How to innovate (and how not to), part 1: Wait for the eureka moment
Innovation is one of the most vital human endeavours. Over the history of humanity, it has made life incrementally better by almost every metric. And while we appreciate it in the abstract, the majority of us have little understanding of how it actually happens.
It’s also undoubtedly one of the most overused – and misused – words in the business world. And it’s so broad as to be almost meaningless, with different sectors – or different divisions inside the same business – often applying the term in their own way.
While there is an obvious attraction to the new, innovation isn’t always about large scale R&D projects or revolutionary business models. It can be small and iterative. As the famous case study of Lucozade’s repositioning in the UK shows, it can be as simple as adding a screw top, changing the packaging and eventually shifting the perception of the product from a medicine to a sports drink. Lucozade profited handsomely from this insight and went on to dominate the category.

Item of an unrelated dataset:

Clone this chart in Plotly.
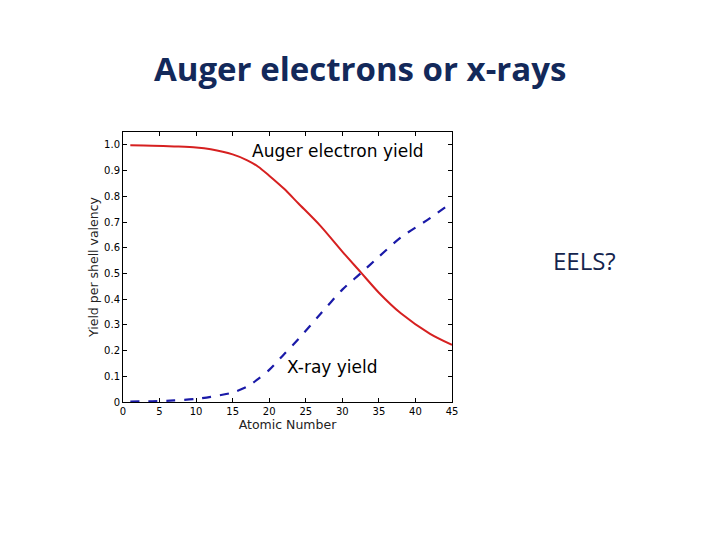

In business, as in nature, the fittest survive. And we want to increase your fitness. So here lies Idealog’s definitive guide to different approaches to innovation, ranked for your pleasure.
Method 1: Wait for the Eureka moment
There’s a certain romanticism behind the notion of human triumph. We refer to the grand thinkers and masterminds of our time as geniuses, prodigies and intellectual wunderkinds. Perhaps it’s the influence of Hollywood and its celebratory plotlines, but there seems to be an overarching belief that the world’s best ideas are sudden and intuitive. Thomas Edison, after all, invented the lightbulb, his luminous creation now synonymous with the sudden moment of clarity. At the time, Edison described to a reporter that he’d been in his laboratory one night when he began rolling a piece of tarred lampblack between his fingers. His thoughts were elsewhere, but “his fingers were mechanically rolling … until it became a slender filament”. The rest is history.
It’s an attractive narrative, one that’s particularly rampant in cinematic depictions of ideas. In a pivotal scene of the award-winning film The Theory of Everything, Stephen Hawking suddenly realises that black holes emit heat when he mindlessly stares into an extinguishing fire. Films like A Beautiful Mind and Good Will Hunting tell the tales of tortured geniuses whose indecipherable brains are the only ones conducive to the lightning bolt revelations of science and technology.
But how much of this holds historical weight? Archimedes is famous for using the phrase in the bath when he discovered the laws of displacement, but historians don’t believe the story is true (it translates to ‘I’ve found it’, which is why the phrase was also associated with various goldrushes).
Edison’s notebooks also suggest a slightly different narrative, indicating that he’d considered carbon early on but discarded it when it burned up too quickly. A passage from the book Edison: His Life and Inventions, shows that inspiration usually requires perspiration. A friend, Walter S. Mallory, visited Edison and his researchers in his laboratory, where they had been working on the development of a nickel-iron battery for over five months. He recalled saying to Edison: “‘Isn’t it a shame that with the tremendous amount of work you have done you haven’t been able to get any results?’ Edison turned on me like a flash, and with a smile replied: ‘Results! Why, man, I have gotten a lot of results! I know several thousand things that won’t work.’”
Hawking was also building on a theory of black holes by two Russian physicists, a theory he subsequently worked on for months, not days. Even the fabled tale of Isaac Newton has its issues. As it’s often told, Newton was sitting under a tree when an apple fell on his head and the idea of gravity was born. But historians like Richard S. Westfall think otherwise, arguing that the story “vulgarises universal gravitation by treating it as a bright idea … but a bright idea cannot shape a scientific tradition.”
Instead of hard work and sacrifice, the eureka myth suggests either luck or genius. Thus, managers and leaders are at risk of overestimating the pace of development while underestimating the amount of perseverance needed. It’s why innovators are at pains to debunk the mythical assumption that innovation is just an epiphany waiting to strike.
Even so, everyone loves a good origin story, and myths can be helpful when it comes to promotion. When eBay started over 20 years ago, it came from a desire to create a perfect market economy where individuals could trade with one another. But its story struggled to attract attention from the media, so its founder, Pierre Omidyar, decided to create a more enticing alternative. Omidyar told people that he created the website as a means for his fiancée to trade PEZ dispensers. It led to one of the most popular company origin stories of the 1990s, albeit, completely fabricated. That didn’t work out too bad.
Idealog’s official rating: 6/10 – Convenient, but highly unlikely.